Le poursuivant, le Dr Seang Lin Tan, a fondé le Centre de reproduction de Montréal en 1996 dans les murs de l'hôpital Royal Victoria, deux ans après avoir été nommé à la tête du service d'obstétrique et de gynécologie du CUSM.

De hausse salariale en hausse salariale, le CUSM en est arrivé à verser au Dr Tan une rémunération annuelle de 1,67 million en 2005.

Entente non écrite

Dans la poursuite, le Dr Tan allègue qu'il avait au surplus obtenu du CUSM une entente non écrite de partage des profits en vertu de laquelle il n'a cependant touché que 250 000$ en 2009, soit bien moins que ce qu'il estime être son dû.

Dans les documents de sa défense, le CUSM nie fermement s'être entendu avec le Dr Tan sur un quelconque partage des profits. Le CUSM admet cependant avoir versé une somme de 250 000$, une somme, assure l'établissement, qui n'avait cependant rien à voir avec un partage des profits.

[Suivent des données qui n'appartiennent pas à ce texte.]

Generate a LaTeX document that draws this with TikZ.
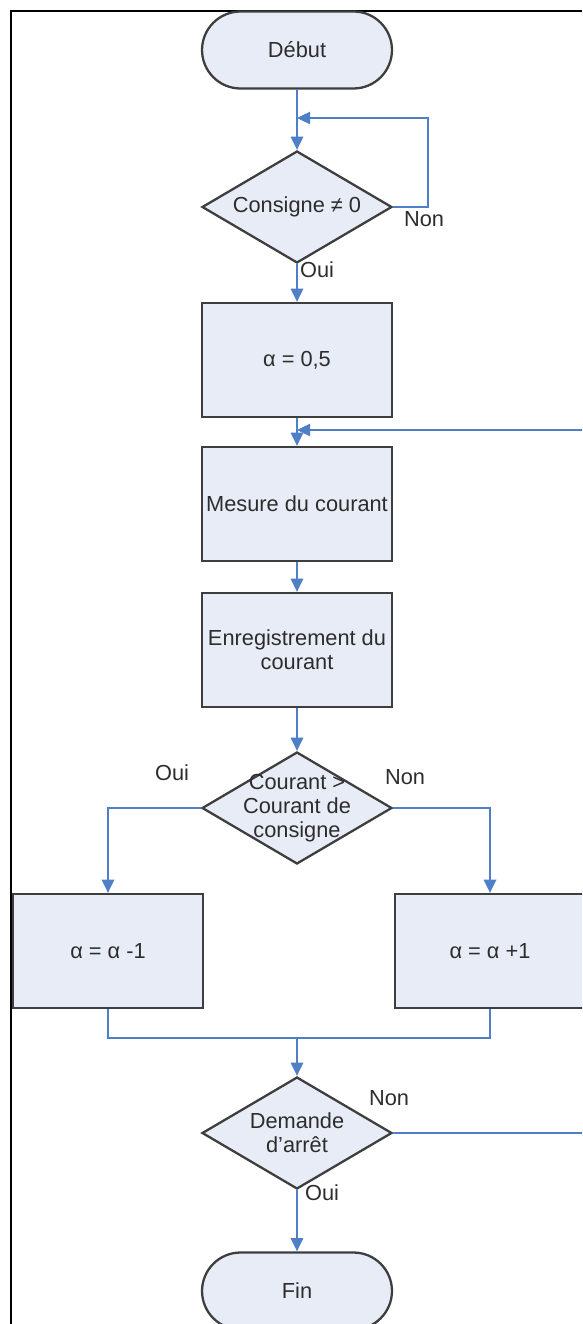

Ces 250 000$, comprend-on, étaient destinés à la création d'une clinique privée par le Dr Tan. Dans la défense, le CUSM explique que cet argent devait permettre au Dr Tan d'entreprendre les démarches nécessaires pour «répondre à l'augmentation anticipée de la capacité de traitement» consécutive à la décision du gouvernement de rembourser des traitements de procréation assistée.

Les 14 millions réclamés par le Dr Tan comprennent essentiellement les sommes liées à la présumée entente de partage de profits, de même que 50 000$ de compensation pour son congédiement, qui ne s'est pas fait dans les règles de l'art, à son avis.

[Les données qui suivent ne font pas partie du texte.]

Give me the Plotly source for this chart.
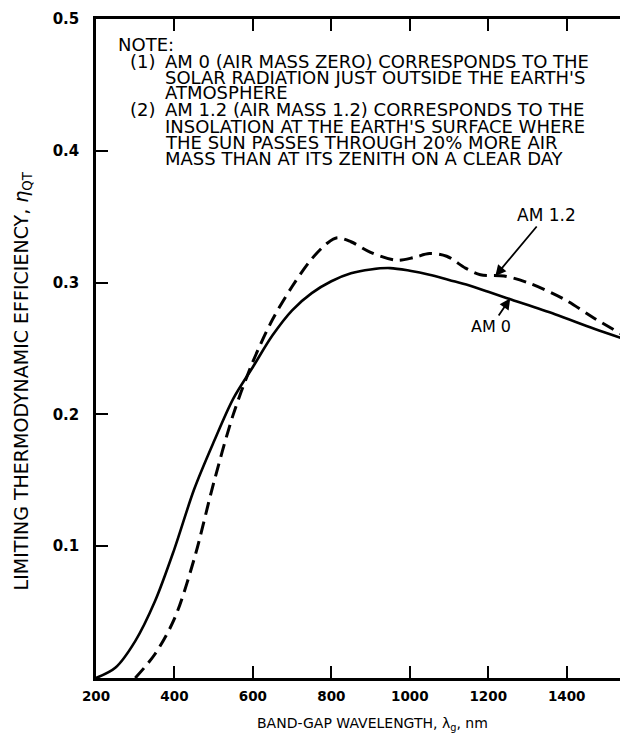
import plotly.graph_objects as go

# ---- data ----
wl_am0 = [200, 250, 300, 350, 400, 450, 500, 550, 600, 650, 700, 750, 800, 850,
          900, 950, 1000, 1050, 1100, 1150, 1200, 1260, 1370, 1470, 1569]
eff_am0 = [0.000, 0.008, 0.028, 0.058, 0.098, 0.143, 0.179, 0.212, 0.236, 0.260,
           0.279, 0.292, 0.301, 0.307, 0.310, 0.311, 0.309, 0.306, 0.302, 0.298,
           0.293, 0.287, 0.276, 0.265, 0.255]

wl_am12 = [300, 350, 400, 450, 500, 550, 600, 650, 700, 750, 790, 815, 850, 900,
           966, 1010, 1050, 1094, 1142, 1180, 1240, 1300, 1390, 1470, 1569]
eff_am12 = [0.000, 0.018, 0.045, 0.090, 0.148, 0.200, 0.240, 0.272, 0.297, 0.318,
            0.330, 0.334, 0.331, 0.323, 0.317, 0.319, 0.322, 0.320, 0.311, 0.306,
            0.305, 0.300, 0.288, 0.273, 0.256]

x_ticks = [200, 400, 600, 800, 1000, 1200, 1400]
x_tick_labels = ["200", "400", "600", "800", "1000", "1200", "1400"]
y_ticks = [0.1, 0.2, 0.3, 0.4, 0.5]
y_tick_labels = ["0.1", "0.2", "0.3", "0.4", "0.5"]

note_lines = [
    ("NOTE:", 108, 37),
    ("(1)", 120, 53),
    ("AM 0 (AIR MASS ZERO) CORRESPONDS TO THE", 155, 53),
    ("SOLAR RADIATION JUST OUTSIDE THE EARTH'S", 155, 69),
    ("ATMOSPHERE", 155, 85),
    ("(2)", 120, 102),
    ("AM 1.2 (AIR MASS 1.2) CORRESPONDS TO THE", 155, 102),
    ("INSOLATION AT THE EARTH'S SURFACE WHERE", 155, 118),
    ("THE SUN PASSES THROUGH 20% MORE AIR", 155, 134),
    ("MASS THAN AT ITS ZENITH ON A CLEAR DAY", 155, 150),
]

W, H = 628, 741
ML, MR, MT, MB = 88, 0, 11, 71
PW, PH = W - ML - MR, H - MT - MB

FONT = "DejaVu Sans"

fig = go.Figure()
fig.add_trace(go.Scatter(
    x=wl_am0, y=eff_am0, mode="lines", name="AM 0",
    line=dict(color="black", width=2.6, shape="spline", smoothing=0.9),
))
fig.add_trace(go.Scatter(
    x=wl_am12, y=eff_am12, mode="lines", name="AM 1.2",
    line=dict(color="black", width=3, dash="13px,7px", shape="spline", smoothing=0.9),
))

ann = []
for txt, px, py in note_lines:
    ann.append(dict(
        text=txt, xref="paper", yref="paper",
        x=(px - ML) / PW, y=(H - MB - py) / PH,
        xanchor="left", yanchor="middle", showarrow=False,
        font=dict(family=FONT, size=18, color="black"),
    ))

# curve labels with arrows
ann.append(dict(
    text="AM 1.2", x=1218, y=0.305, xref="x", yref="y",
    ax=51, ay=-61, showarrow=True, arrowhead=2, arrowsize=1.2, arrowwidth=1.8,
    arrowcolor="black", standoff=0, startstandoff=0,
    font=dict(family=FONT, size=17, color="black"),
))
ann.append(dict(
    text="AM 0", x=1256, y=0.288, xref="x", yref="y",
    ax=-19, ay=28, showarrow=True, arrowhead=2, arrowsize=1.2, arrowwidth=1.8,
    arrowcolor="black", standoff=0, startstandoff=0,
    font=dict(family=FONT, size=16, color="black"),
))

# axis titles
ann.append(dict(
    text="BAND-GAP WAVELENGTH, λ<sub>g</sub>, nm",
    xref="paper", yref="paper", x=(366 - ML) / PW, y=(H - MB - 716) / PH,
    xanchor="center", yanchor="middle", showarrow=False,
    font=dict(family=FONT, size=14, color="black"),
))
ann.append(dict(
    text="LIMITING THERMODYNAMIC EFFICIENCY, <i>η</i><sub>QT</sub>",
    xref="paper", yref="paper", x=(14 - ML) / PW, y=(H - MB - 373) / PH,
    xanchor="center", yanchor="middle", showarrow=False, textangle=-90,
    font=dict(family=FONT, size=19, color="black"),
))

axis_common = dict(
    showline=True, linewidth=2.5, linecolor="black", mirror="ticks",
    ticks="inside", ticklen=12, tickwidth=2, tickcolor="black",
    showgrid=False, zeroline=False,
)

fig.update_layout(
    width=W, height=H,
    margin=dict(l=ML, r=MR, t=MT, b=MB),
    paper_bgcolor="white", plot_bgcolor="white",
    showlegend=False,
    annotations=ann,
    xaxis=dict(range=[200, 1569], tickvals=x_ticks, ticktext=x_tick_labels,
               ticklabelstandoff=4,
               tickfont=dict(family=FONT, size=13.5, color="black", weight="bold"),
               **axis_common),
    yaxis=dict(range=[0, 0.5], tickvals=y_ticks, ticktext=y_tick_labels,
               ticklabelstandoff=11,
               tickfont=dict(family=FONT, size=15, color="black", weight="bold"),
               **axis_common),
)

fig.write_html("out.html")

Le Dr Tan admet cependant avoir en sa possession deux machines médicales valant 271 250$ et appartenant au CUSM, instruments qu'il conserve en guise d'acompte, en quelque sorte.

Comment d'aussi grosses rémunérations et d'aussi grosses sommes peuvent-elles avoir été en jeu?

Notons qu'avant le remboursement par la Régie de l'assurance maladie du Québec (RAMQ) des traitements de fécondation in vitro, les patients payaient jusqu'à 7000$ par cycle.

Comme on peut le lire dans la poursuite, le Dr Tan est aujourd'hui président d'une société à numéro et de deux cliniques privées de procréation assistée à Montréal.

La poursuite a été déposée il y a un an et elle est passée sous le radar jusqu'à ce que The Gazette en fasse état hier.

Le CUSM et le Dr Tan n'ont pas répondu à nos questions hier. Le CUSM a cependant envoyé un bref courriel en fin de journée dans lequel il «conteste vigoureusement la procédure judiciaire et chacune des allégations engagées devant la Cour par le Dr Tan».